Nous n’avions de cesse, depuis des décennies, de traquer les bactéries pathogènes à l’origine de maladies épidémiques. Aujourd’hui, nous savons qu’en les détruisant nous éliminons en même temps les « bonnes » bactéries. Nous déséquilibrons ainsi dangereusement nos différents microbiotes, intestinal, vaginal, cutané, pulmonaire, oculaire etc. et nous nuisons à notre santé. Il ne s’agit évidemment pas de remettre en cause les gestes essentiels d’hygiène mais l’hyperhygiénisme sanitaire. Les preuves en effet s’accumulent tous azimuts.
Trop d’hygiène et d’antibiotiques
Au départ, de simples observations ont suggéré l’existence de liens entre l’augmentation des allergies ou des maladies auto-immunes (MICI, diabète…) et le mode de vie des pays développés. Ces maladies sont en effet beaucoup moins répandues dans les pays pauvres et, de plus, ont tendance à apparaître dans les familles de migrants installées dans des pays plus riches. Puis les études se sont multipliées et ont confirmé ce paradoxe.

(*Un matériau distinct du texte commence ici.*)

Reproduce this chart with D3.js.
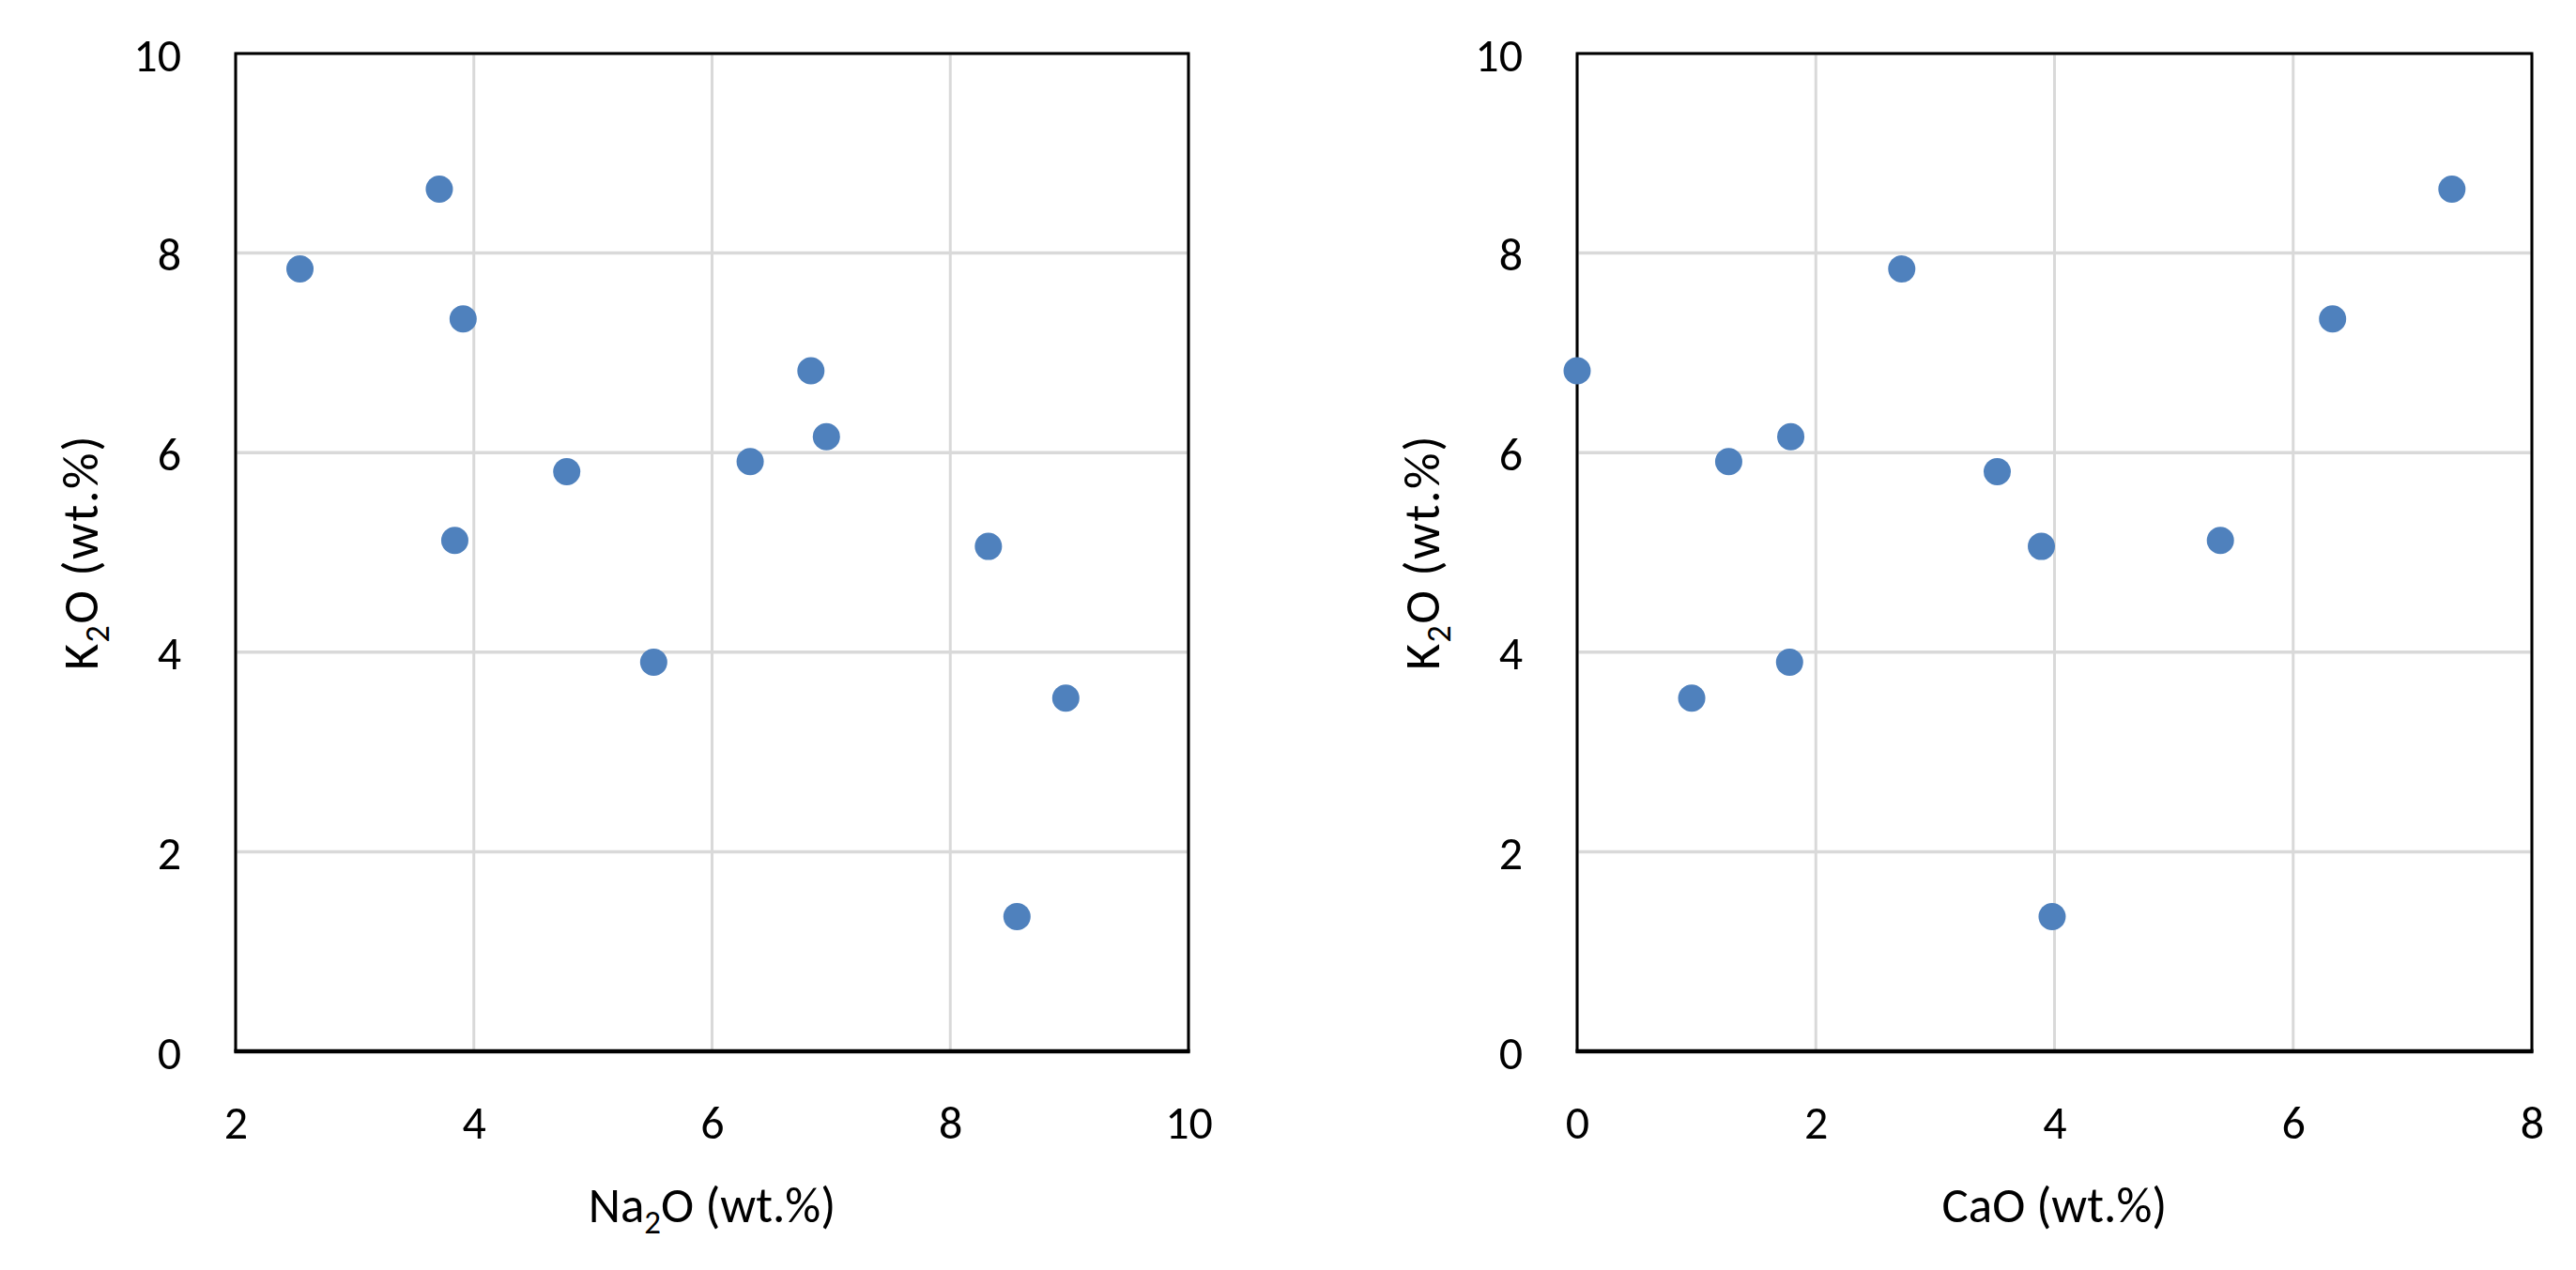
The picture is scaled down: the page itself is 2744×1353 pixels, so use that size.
<!DOCTYPE html>
<meta charset="utf-8">
<script src="https://d3js.org/d3.v7.min.js"></script>
<style>
  body { margin: 0; background: #fff; }
  text { font-family: Carlito, Calibri, Lato, sans-serif; fill: #000; }
</style>
<div id="chart"></div>
<script>

// samples (wt.%)
var k2o  = [8.64, 7.84, 7.34, 6.82, 6.16, 5.91, 5.81, 5.12, 5.06, 3.90, 3.54, 1.35];
var na2o = [3.71, 2.54, 3.91, 6.83, 6.96, 6.32, 4.78, 3.84, 8.32, 5.51, 8.97, 8.56];
var cao  = [7.33, 2.72, 6.33, 0.00, 1.79, 1.27, 3.52, 5.39, 3.89, 1.78, 0.96, 3.98];

var yTicks = [0, 2, 4, 6, 8, 10];
var naTicks = [2, 4, 6, 8, 10];
var caTicks = [0, 2, 4, 6, 8];

var W = 2744, H = 1353;
var plotTop = 57, plotBottom = 1120;

var svg = d3.select("#chart").append("svg")
  .attr("width", W).attr("height", H);

var panels = [
  { left: 251, right: 1266, domain: [2, 10], ticks: naTicks, xs: na2o, label: ["Na", "2", "O (wt.%)"] },
  { left: 1680, right: 2697, domain: [0, 8], ticks: caTicks, xs: cao, label: ["CaO (wt.%)"] }
];

panels.forEach(function(p) {
  var x = d3.scaleLinear().domain(p.domain).range([p.left, p.right]);
  var y = d3.scaleLinear().domain([0, 10]).range([plotBottom, plotTop]);
  var g = svg.append("g");

  // gridlines
  g.selectAll(".vg").data(p.ticks).enter().append("line")
    .attr("x1", d => x(d)).attr("x2", d => x(d))
    .attr("y1", plotTop).attr("y2", plotBottom)
    .attr("stroke", "#d9d9d9").attr("stroke-width", 3);
  g.selectAll(".hg").data(yTicks).enter().append("line")
    .attr("x1", p.left).attr("x2", p.right)
    .attr("y1", d => y(d)).attr("y2", d => y(d))
    .attr("stroke", "#d9d9d9").attr("stroke-width", 3.5);

  // frame
  g.append("rect")
    .attr("x", p.left).attr("y", plotTop)
    .attr("width", p.right - p.left).attr("height", plotBottom - plotTop)
    .attr("fill", "none").attr("stroke", "#000").attr("stroke-width", 3);
  g.append("line")
    .attr("x1", p.left - 1.5).attr("x2", p.right + 1.5)
    .attr("y1", plotBottom).attr("y2", plotBottom)
    .attr("stroke", "#000").attr("stroke-width", 4.5);

  // axes
  var xa = g.append("g").attr("transform", "translate(0," + plotBottom + ")")
    .call(d3.axisBottom(x).tickValues(p.ticks).tickSize(0).tickPadding(57));
  var ya = g.append("g").attr("transform", "translate(" + p.left + ",0)")
    .call(d3.axisLeft(y).tickValues(yTicks).tickSize(0).tickPadding(58));
  [xa, ya].forEach(function(a) {
    a.select(".domain").remove();
    a.selectAll("text").style("font-size", "50px").attr("font-family", null);
  });
  ya.selectAll("text").attr("dy", "0.36em");

  // points
  g.selectAll("circle").data(k2o).enter().append("circle")
    .attr("cx", (d, i) => x(p.xs[i]))
    .attr("cy", d => y(d))
    .attr("r", 14.5)
    .attr("fill", "#4f81bd");

  // x title
  var xt = g.append("text")
    .attr("x", (p.left + p.right) / 2).attr("y", 1302)
    .attr("text-anchor", "middle").style("font-size", "53px");
  if (p.label.length === 3) {
    xt.append("tspan").text(p.label[0]);
    xt.append("tspan").attr("dy", 12).style("font-size", "35px").text(p.label[1]);
    xt.append("tspan").attr("dy", -12).text(p.label[2]);
  } else {
    xt.text(p.label[0]);
  }

  // y title
  var yt = g.append("text")
    .attr("transform", "translate(" + (p.left - 147) + "," + ((plotTop + plotBottom) / 2) + ") rotate(-90)")
    .attr("text-anchor", "middle").style("font-size", "54px")
    .attr("letter-spacing", 1.5);
  yt.append("tspan").text("K");
  yt.append("tspan").attr("dy", 12).style("font-size", "36px").text("2");
  yt.append("tspan").attr("dy", -12).text("O (wt.%)");
});

</script>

Ainsi, les enfants vivant dans une ferme, à proximité d’animaux et par conséquent en contact constant avec des microbes, développent au cours de leur vie moins d’allergies que les enfants des villes qui grandissent dans un environnement aseptisé. Même constat chez les enfants nés dans une grande fratrie, plus exposés aux virus et bactéries échangés avec leurs frères et sœurs que les enfants uniques et chez les enfants fréquentant les crèches par rapport à ceux qui restent à la maison. Autre exemple plus récent : les enfants dont les urines contiennent un taux élevé de triclosan, un composé antibactérien utilisé dans de nombreux produits d’hygiène, souffrent plus que les autres d’allergies et de rhume des foins. Une utilisation excessive de savons, déodorants et autres produits décapants, antiseptiques et antifongiques n’aurait donc pas seulement des effets néfastes sur le développement du microbiote cutané (dermatite atopique notamment) et vaginal (infections urogénitales). Les mécanismes qui lient propreté excessive et pathologies du système immunitaire ne sont pas encore élucidés mais l’exposition à des composants issus de virus ou de bactéries a un effet régulateur sur le système immunitaire et protège donc contre l’allergie en particulier.
Compétition entre deux types de réponses immunitaires
Autre exemple parlant : des souris élevées en milieu stérile développent spontanément un diabète de type 1 mais quand un parasite ou un microbe y est introduit, en l’espace d’une génération le pourcentage de diabète chute de 90 à 50-60 % et cette baisse se poursuit. En décontaminant ces souris, le pourcentage de diabète remonte à 90 % en une génération seulement. Explication : il y a compétition entre les réponses immunitaires contre les antigènes forts que sont ceux des agents infectieux et les antigènes plus faibles que sont les antigènes et les molécules à l’origine des allergies et des maladies auto-immunes. Quand la réponse contre les infections diminue parce qu’il y a moins d’infections, cela fait remonter la réponse contre les allergènes et les auto-antigènes, c’est-à-dire les maladies allergiques et auto-immunes.
Grand responsable de déséquilibre du microbiote intestinal (dysbiose), et par voie de conséquence de syndrome de l’intestin irritable, d’allergies, obésité, diabète, maladie de Crohn et rectocolite hémorragique, maladies neuropsychiatriques peut-être (autisme, dépression…) : l’antibiothérapie. Chez l’adulte et a fortiori chez le nouveau-né dont le microbiote n’est stabilisé que vers l’âge de 2-3 ans. Les diarrhées sont certes ponctuelles et le déséquilibre de la flore induit se reconstitue vite mais les personnes qui prennent souvent des antibiotiques finissent par modifier durablement leur flore. L’an dernier, des chercheurs français ont même démontré que la prise d’antibiotiques affectait l’efficacité d’un traitement par immunothérapie chez des patients atteints de cancer. Or, 20 % des cancéreux sont sous antibiothérapie. D’autres médicaments courants altèrent le microbiote intestinal : laxatifs et inhibiteurs de la pompe à proton.